Paper, board and packaging products gain desired qualities with the aid of filling and coating agents. The Finnish forest industry annually spends over a billion euro on substances which are classified as chemicals. About 75% of these are harmless natural substances, such as china clay, calcium carbonate and talc.
Finnish manufacturers have specialised in printing and writing papers that involve a very high level of value-added input. Mineral substances can account for over half the weight of, for example, coated fine paper.
The Finnish paper industry uses about 3-3.5 million tonnes of minerals for coating and filling each year when producing paper products for 100 million people main export markets beeing in Europe.
Valuable chemicals are recovered and reused
Pulp-making chemicals are almost entirely recovered and reused in the manufacturing process.

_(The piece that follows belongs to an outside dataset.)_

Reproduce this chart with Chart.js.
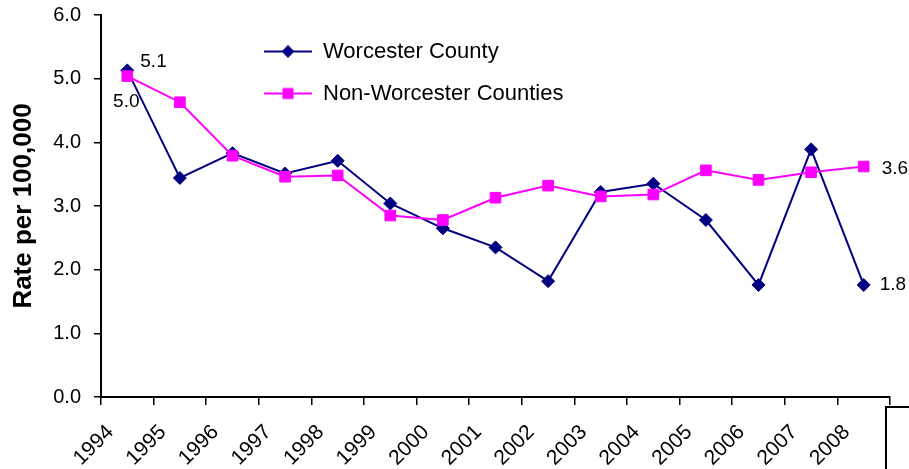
<!DOCTYPE html>
<html><head><meta charset="utf-8">
<script src="https://cdn.jsdelivr.net/npm/chart.js@4.4.0/dist/chart.umd.min.js"></script>
<style>
html,body{margin:0;padding:0;background:#fff;}
#wrap{position:relative;width:909px;height:469px;overflow:hidden;background:#fff;}
#frame{position:absolute;left:885px;top:406px;width:60px;height:100px;border:2px solid #000;}
</style></head><body>
<div id="wrap"><canvas id="c" width="909" height="469"></canvas><div id="frame"></div></div>
<script>
// ---- data ----
const years = ['1994','1995','1996','1997','1998','1999','2000','2001','2002','2003','2004','2005','2006','2007','2008'];
const worcester = [5.13,3.44,3.83,3.51,3.71,3.04,2.65,2.35,1.82,3.22,3.35,2.78,1.76,3.89,1.76];
const nonWorcester = [5.04,4.63,3.79,3.46,3.48,2.85,2.78,3.13,3.32,3.15,3.18,3.56,3.41,3.53,3.62];
const yTicks = [0,1,2,3,4,5,6];
const seriesNames = ['Worcester County','Non-Worcester Counties'];

const NAVY = '#000080', MAG = '#FF00FF';
const FONT = "'Liberation Sans', Arial, sans-serif";

function legendIcon(color, kind) {
  const c = document.createElement('canvas');
  c.width = 48; c.height = 16;
  const g = c.getContext('2d');
  g.strokeStyle = color; g.lineWidth = 2;
  g.beginPath(); g.moveTo(0, 8); g.lineTo(48, 8); g.stroke();
  g.fillStyle = color;
  if (kind === 'diamond') {
    g.beginPath(); g.moveTo(17.5, 8); g.lineTo(24, 1.5); g.lineTo(30.5, 8); g.lineTo(24, 14.5); g.closePath(); g.fill();
  } else {
    g.fillRect(18.5, 2.5, 11, 11);
  }
  return c;
}
const icons = [legendIcon(NAVY, 'diamond'), legendIcon(MAG, 'square')];

const valueLabels = [
  {ds: 0, i: 0, dx: 13, dy: -9, align: 'left'},
  {ds: 1, i: 0, dx: -1, dy: 26, align: 'center'},
  {ds: 1, i: 14, dx: 18, dy: 2, align: 'left'},
  {ds: 0, i: 14, dx: 16, dy: 0, align: 'left'}
];

const labelPlugin = {
  id: 'valueLabels',
  afterDatasetsDraw(chart) {
    const ctx = chart.ctx;
    ctx.save();
    ctx.font = '19px ' + FONT;
    ctx.fillStyle = '#000';
    ctx.textBaseline = 'middle';
    valueLabels.forEach(l => {
      const pt = chart.getDatasetMeta(l.ds).data[l.i];
      const v = chart.data.datasets[l.ds].data[l.i];
      ctx.textAlign = l.align;
      ctx.fillText(v.toFixed(1), pt.x + l.dx, pt.y + l.dy);
    });
    ctx.restore();
  }
};

const legendMove = {
  id: 'legendMove',
  afterLayout(chart) {
    const lg = chart.legend;
    if (!lg) return;
    const w = lg.width, h = lg.height;
    lg.left = 244; lg.top = 20.5; lg.right = lg.left + w; lg.bottom = lg.top + h;
    if (lg.adjustHitBoxes) lg.adjustHitBoxes();
  }
};

new Chart(document.getElementById('c'), {
  type: 'line',
  data: {
    labels: years,
    datasets: [
      {label: seriesNames[0], data: worcester, borderColor: NAVY, backgroundColor: NAVY,
       borderWidth: 2, pointStyle: 'rectRot', pointRadius: 6.5, pointBorderWidth: 1,
       pointBackgroundColor: NAVY, pointBorderColor: NAVY, tension: 0, order: 2},
      {label: seriesNames[1], data: nonWorcester, borderColor: MAG, backgroundColor: MAG,
       borderWidth: 2, pointStyle: 'rect', pointRadius: 7.5, pointBorderWidth: 1,
       pointBackgroundColor: MAG, pointBorderColor: MAG, tension: 0, order: 1}
    ]
  },
  options: {
    responsive: false,
    animation: false,
    layout: {padding: {top: 15, right: 19, bottom: 0, left: 0}},
    plugins: {
      tooltip: {enabled: false},
      legend: {
        position: 'chartArea',
        align: 'start',
        labels: {
          usePointStyle: true,
          pointStyleWidth: 48,
          padding: 20,
          color: '#000',
          font: {family: FONT, size: 22},
          sort: (a, b) => a.datasetIndex - b.datasetIndex,
          generateLabels(chart) {
            const items = Chart.defaults.plugins.legend.labels.generateLabels(chart);
            items.forEach(it => { it.pointStyle = icons[it.datasetIndex]; });
            return items;
          }
        }
      }
    },
    scales: {
      x: {
        type: 'category',
        offset: true,
        grid: {offset: true, drawOnChartArea: false, drawTicks: true, tickLength: 8, color: '#000', lineWidth: 1.5},
        border: {display: true, color: '#000', width: 2},
        ticks: {minRotation: 45, maxRotation: 45, autoSkip: false, labelOffset: -17, padding: 15,
                color: '#000', font: {family: FONT, size: 21}},
        afterFit(s) { s.height = 72; }
      },
      y: {
        min: 0, max: 6,
        afterBuildTicks(s) { s.ticks = yTicks.map(v => ({value: v})); },
        grid: {drawOnChartArea: false, drawTicks: true, tickLength: 7, color: '#000', lineWidth: 1.5},
        border: {display: true, color: '#000', width: 2},
        ticks: {padding: 13, color: '#000', font: {family: FONT, size: 20, lineHeight: 0.1},
                callback: v => Number(v).toFixed(1)},
        title: {display: true, text: 'Rate per 100,000', color: '#000',
                font: {family: FONT, size: 26, weight: 'bold'}, padding: {top: 8, bottom: 0}},
        afterFit(s) { s.width = 101; }
      }
    }
  },
  plugins: [labelPlugin, legendMove]
});
</script>
</body></html>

In bleaching, chlorine has been replaced by chemicals that are less harmful to the environment, such as chlorine dioxide and oxygen-based substances like hydrogen peroxide and ozone.
The scope of REACH does not include natural substances, such as minerals. REACH is not applied to mechanical pulp, cellulose or minerals.
REACH means responsibility to share information
REACH is of relevance to the forest industry mainly because it is a downstream user and, as such, shares responsibility for obtaining information about chemical exposure.
REACH covers some chemicals produced by the forest industry, such as bleaching chemicals in some circumstances and by-products put on the market like tall oil.
The forest industry supports the goals of REACH; it is important to increase awareness of health and environment issues as well as to find harmless substitutes for hazardous materials. At the same time it is important that the REACH system is developed with a reasonable cost level and practical functionality in mind.